------ Data lines ------

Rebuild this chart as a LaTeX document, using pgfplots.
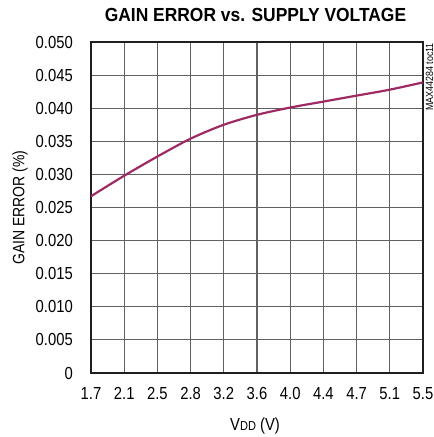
\documentclass[border=0pt]{standalone}
\usepackage{pgfplots}
\pgfplotsset{compat=1.18}
\usepackage{fontspec}
\setmainfont{Liberation Sans}
\newfontfamily\tickfont{Liberation Sans}[FakeStretch=0.85]
\newfontfamily\titlefont{Liberation Sans}[FakeStretch=0.92]
\definecolor{curve}{RGB}{158,42,100}
\begin{document}
\begin{tikzpicture}
\begin{axis}[
  name=ax,
  scale only axis,
  width=332bp, height=331bp,
  xmin=1.7, xmax=5.5, ymin=0, ymax=0.05,
  scaled y ticks=false,
  xtick={1.7,2.08,2.46,2.84,3.22,3.6,3.98,4.36,4.74,5.12,5.5},
  xticklabels={1.7,2.1,2.5,2.8,3.2,3.6,4.0,4.4,4.7,5.1,5.5},
  ytick={0,0.005,0.01,0.015,0.02,0.025,0.03,0.035,0.04,0.045,0.05},
  yticklabels={0,0.005,0.010,0.015,0.020,0.025,0.030,0.035,0.040,0.045,0.050},
  major tick length=0pt,
  grid=major,
  grid style={line width=1.1pt, color=black!62},
  axis line style={line width=2.8pt, color=black!88},
  tick label style={font=\tickfont\fontsize{17.5}{20}\selectfont, inner sep=0pt},
  xticklabel style={yshift=-14bp},
  yticklabel style={xshift=-18bp},
  clip=false,
]
\addplot[curve, line width=2.2pt, smooth] coordinates {
(1.7,0.0267) (2.08,0.0298) (2.46,0.0327) (2.84,0.0354) (3.22,0.0375) (3.6,0.0390) (3.98,0.0401) (4.36,0.0410) (4.74,0.0419) (5.12,0.0428) (5.5,0.0439)
};
\node[font=\titlefont\fontsize{19}{22}\selectfont\bfseries, inner sep=0pt] at ([yshift=27bp, xshift=-1.5bp]rel axis cs:0.5,1) {GAIN ERROR vs. SUPPLY VOLTAGE};
\node[font=\tickfont\fontsize{17.5}{20}\selectfont, inner sep=0pt] at ([yshift=-53bp, xshift=-2bp]rel axis cs:0.5,0) {V{\fontsize{13}{15}\selectfont DD} (V)};
\node[rotate=90, font=\tickfont\fontsize{16.5}{19}\selectfont, inner sep=0pt] at ([xshift=-71bp]rel axis cs:0,0.5) {GAIN ERROR (\%)};
\node[rotate=90, anchor=east, font=\tickfont\fontsize{10.5}{12}\selectfont, inner sep=0pt] at ([xshift=6.5bp, yshift=-1bp]rel axis cs:1,1) {MAX44284 toc11};
\end{axis}
\pgfresetboundingbox
\path ([xshift=-91bp,yshift=-64bp]ax.south west) rectangle ([xshift=11bp,yshift=42bp]ax.north east);
\end{tikzpicture}
\end{document}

------

Aim of the task:
Keep every word of the data as it is when you write it out, but drop the pictures.

Task result:
Rebuild this chart as a LaTeX document, using pgfplots.
\documentclass[border=0pt]{standalone}
\usepackage{pgfplots}
\pgfplotsset{compat=1.18}
\usepackage{fontspec}
\setmainfont{Liberation Sans}
\newfontfamily\tickfont{Liberation Sans}[FakeStretch=0.85]
\newfontfamily\titlefont{Liberation Sans}[FakeStretch=0.92]
\definecolor{curve}{RGB}{158,42,100}
\begin{document}
\begin{tikzpicture}
\begin{axis}[
  name=ax,
  scale only axis,
  width=332bp, height=331bp,
  xmin=1.7, xmax=5.5, ymin=0, ymax=0.05,
  scaled y ticks=false,
  xtick={1.7,2.08,2.46,2.84,3.22,3.6,3.98,4.36,4.74,5.12,5.5},
  xticklabels={1.7,2.1,2.5,2.8,3.2,3.6,4.0,4.4,4.7,5.1,5.5},
  ytick={0,0.005,0.01,0.015,0.02,0.025,0.03,0.035,0.04,0.045,0.05},
  yticklabels={0,0.005,0.010,0.015,0.020,0.025,0.030,0.035,0.040,0.045,0.050},
  major tick length=0pt,
  grid=major,
  grid style={line width=1.1pt, color=black!62},
  axis line style={line width=2.8pt, color=black!88},
  tick label style={font=\tickfont\fontsize{17.5}{20}\selectfont, inner sep=0pt},
  xticklabel style={yshift=-14bp},
  yticklabel style={xshift=-18bp},
  clip=false,
]
\addplot[curve, line width=2.2pt, smooth] coordinates {
(1.7,0.0267) (2.08,0.0298) (2.46,0.0327) (2.84,0.0354) (3.22,0.0375) (3.6,0.0390) (3.98,0.0401) (4.36,0.0410) (4.74,0.0419) (5.12,0.0428) (5.5,0.0439)
};
\node[font=\titlefont\fontsize{19}{22}\selectfont\bfseries, inner sep=0pt] at ([yshift=27bp, xshift=-1.5bp]rel axis cs:0.5,1) {GAIN ERROR vs. SUPPLY VOLTAGE};
\node[font=\tickfont\fontsize{17.5}{20}\selectfont, inner sep=0pt] at ([yshift=-53bp, xshift=-2bp]rel axis cs:0.5,0) {V{\fontsize{13}{15}\selectfont DD} (V)};
\node[rotate=90, font=\tickfont\fontsize{16.5}{19}\selectfont, inner sep=0pt] at ([xshift=-71bp]rel axis cs:0,0.5) {GAIN ERROR (\%)};
\node[rotate=90, anchor=east, font=\tickfont\fontsize{10.5}{12}\selectfont, inner sep=0pt] at ([xshift=6.5bp, yshift=-1bp]rel axis cs:1,1) {MAX44284 toc11};
\end{axis}
\pgfresetboundingbox
\path ([xshift=-91bp,yshift=-64bp]ax.south west) rectangle ([xshift=11bp,yshift=42bp]ax.north east);
\end{tikzpicture}
\end{document}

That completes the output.